La formation initiale des professeurs, après des débuts difficiles, commençait à trouver sa vitesse de croisière au sein des IUFM en liant formation personnelle en mathématiques et formation à l’enseignement des mathématiques. Les enseignants chercheurs se sentaient encouragés à conduire leurs travaux dans cette discipline que constitue la didactique des mathématiques. Cette liaison a été mise à mal depuis. Les seules sources audibles actuellement en matière de recherche sont celles des neurosciences.

Du côté de la formation continue, faute de créer massivement des postes de Conseillers Pédagogiques de Circonscription en mathématiques formés pour cette nouvelle mission, on a sollicité des enseignants (Référent Mathématique de Circonscription) pour assurer les formations, très souvent sur une partie de leur temps de travail, ce qui les empêche de s’y consacrer pleinement*** .

Pour conclure

Autant il me paraît utile de regarder de près les conclusions de ces études, autant il convient de faire un état des lieux de l’écosystème éducation nationale.
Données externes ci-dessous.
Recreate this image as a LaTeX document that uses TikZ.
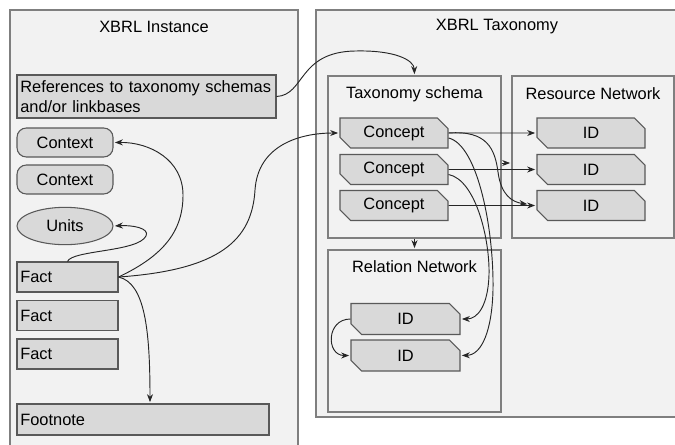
\documentclass[tikz,border=0pt]{standalone}
\usepackage{fontspec}
\setmainfont{Liberation Sans}
\usetikzlibrary{shapes.geometric,shapes.misc,arrows.meta,calc}
\definecolor{panelfill}{HTML}{F2F2F2}
\definecolor{panelline}{HTML}{7F7F7F}
\definecolor{boxfill}{HTML}{D9D9D9}
\definecolor{boxline}{HTML}{595959}
\definecolor{wire}{HTML}{262626}

\begin{document}
\begin{tikzpicture}[x=0.75pt,y=-0.75pt,shorten >=1pt,->,>={Stealth[length=6pt,width=4.5pt]}]
    \tikzstyle{every node}=[font=\fontsize{12.3}{14.5}\selectfont]
    \tikzstyle{every edge}=[draw=wire,line width=0.7pt]
    \tikzstyle{link}=[draw=wire,line width=0.7pt]
    \tikzstyle{panel}=[draw=panelline,fill=panelfill,line width=0.8pt,inner sep=0pt]
    \tikzstyle{item}=[draw=boxline,fill=boxfill,line width=0.8pt]
    \tikzstyle{concept}=[item,chamfered rectangle,chamfered rectangle corners={north east,south west},
        chamfered rectangle xsep=4pt,chamfered rectangle ysep=4pt,minimum width=81pt,minimum height=22.5pt,inner sep=1pt]
    \tikzstyle{context}=[item,rounded corners=7pt,minimum width=72pt,minimum height=21.75pt]
    \tikzstyle{units}=[item,ellipse,minimum width=72pt,minimum height=28pt,inner sep=0pt]
    \tikzstyle{fact}=[item,text width=70.75pt,align=left,inner xsep=2.5pt,minimum height=22.5pt]

    \useasboundingbox (0,0) rectangle (675,444);

    % Draw the two outer panels
    \node[panel,minimum width=216pt,minimum height=337.5pt] (inst) at (154,235) {};
    \node[panel,minimum width=288pt,minimum height=305.25pt] (tax) at (508,213.5) {};
    \node (inst-t) at (154,27) {XBRL Instance};
    \node (tax-t) at (497,27) {XBRL Taxonomy};

    % Draw the inner panels of the taxonomy
    \node[panel,minimum width=129.75pt,minimum height=121.5pt] (schema) at (414.5,157) {};
    \node[panel,minimum width=121.5pt,minimum height=121.5pt] (res) at (593,157) {};
    \node[panel,minimum width=129.75pt,minimum height=121.5pt] (rel) at (414.5,331) {};
    \node (schema-t) at (414.5,94) {Taxonomy schema};
    \node (res-t) at (593,94) {Resource Network};
    \node (rel-t) at (414.5,267) {Relation Network};

    % Instance items
    \node[fact,text width=189.25pt,minimum height=32.25pt,inner ysep=2pt] (refs) at (146.5,96.5)
        {References to taxonomy schemas\\and/or linkbases};
    \foreach \name / \y in {1/142.5,2/179.5}
        \node[context] (X-\name) at (65,\y) {Context};
    \node[units] (U) at (65,226) {Units};
    \foreach \name / \y in {1/277,2/315.5,3/354}
        \node[fact] (F-\name) at (67.5,\y) {Fact};
    \node[fact,text width=184pt,minimum height=23.25pt] (fn) at (143,419.5) {Footnote};

    % Concepts and their resources
    \foreach \name / \y in {1/133,2/169.5,3/205.5} {
        \node[concept] (C-\name) at (394,\y) {Concept};
        \node[concept] (R-\name) at (591,\y) {ID};
    }
    \foreach \name / \y in {1/319,2/355.5}
        \node[concept,minimum width=81.75pt,minimum height=23.25pt] (L-\name) at (405.5,\y) {ID};

    % Connect every concept with its resource
    \foreach \source in {1,2,3}
        \path (C-\source) edge (R-\source);
    \path ($(schema.east)+(0,6)$) edge ($(res.west)+(0,6)$);
    \path (schema) edge (rel);

    % Links from the first fact
    \draw[link] (F-1.east) .. controls (220,270) and (252,240) .. (255,190)
        .. controls (258,145) and (300,133) .. (C-1.west);
    \draw[link] (F-1.east) .. controls (165,255) and (183,230) .. (183,195)
        .. controls (183,160) and (150,142) .. (X-1.east);
    \draw[link] (F-1.north) .. controls (72,250) and (138,252) .. (146,236)
        .. controls (150,228) and (132,225) .. (U.east);
    \draw[link] (F-1.east) .. controls (145,283) and (150,330) .. ($(fn.north)+(7,0)$);
    \draw[link] (refs.east) .. controls (305,95) and (298,52) .. (355,51)
        .. controls (395,50) and (414,60) .. (schema.north);

    % Links from the concepts
    \draw[link,shorten >=7pt] (C-1.east) .. controls (488,130) and (495,150) .. (498,172)
        .. controls (501,195) and (512,202) .. (R-3.west);
    \draw[link] ($(C-1.east)+(0,5)$) .. controls (478,145) and (494,230) .. (493,290)
        .. controls (492,330) and (482,355) .. (L-2.east);
    \draw[link] ($(C-2.east)+(0,5)$) .. controls (476,180) and (490,240) .. (489,275)
        .. controls (488,305) and (478,319) .. (L-1.east);
    \draw[link] (L-1.west) .. controls (326,319) and (326,355.5) .. (L-2.west);
\end{tikzpicture}
\end{document}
Après cela, dans des structures apaisées de formation il sera possible de regarder de près tel ou tel item de telle ou telle étude nationale ou internationale. Mais ne soyons pas dupes, toute étude statistique est vite l’otage des lieux de pouvoir. Imaginer que ces études permettraient de revoir la formation des professeurs, d’encourager une réflexion sur la construction des mathématiques à l’école primaire serait naïf. J’écrivais récemment à propos de CEDRE : « On voit déjà le ministre se saisir de ces résultats au journal de 20 heures ou/et sur les réseaux sociaux pour réaffirmer la justesse de sa politique de retour aux savoirs fondamentaux enseignés de façon « raisonnable » et de l’utilité de l’enseignement à distance. La boucle est bouclée. ». Je ne croyais pas si bien dire vu sa réaction aujourd’hui aux résultats de TIMSS. Le ministre a tout prévu .
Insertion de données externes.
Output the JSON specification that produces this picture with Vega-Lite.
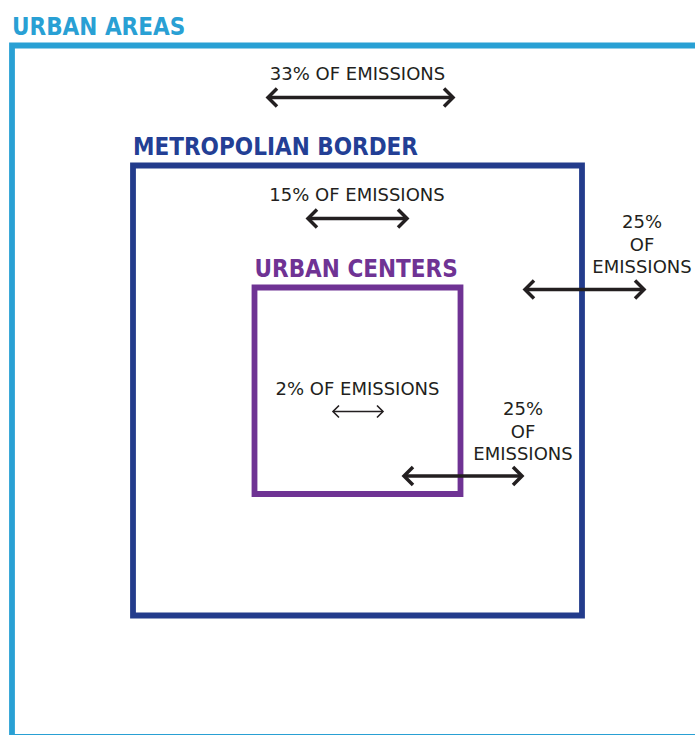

*Je citerai entre autres, à titre personnel, le travail conduit pendant 25 ans à l’école pour l’observation Jules Michelet à Talence dans une ZEP, observatoire conçu par G.Brousseau, mais il existe d’autres lieux de recherche-observation en France.

**Il ne s’agit pas de stigmatiser ces personnels bien sûr, qui font de leur mieux dans un contexte difficile mais de dénoncer cette pratique récente de nomination de personnels précaires et pourtant demandeurs de formation.

***Je reprends ici une phrase de l’article de Cécile Allard, Pascale Masselot, Marie-Lise Peltier-Barbier, Éric Roditi et Frédérick Tempier 2020 : TIMSS : Que faudrait-il faire ? Que faudrait-il surtout éviter ? paru dans le café pédagogique du 08 décembre 2020.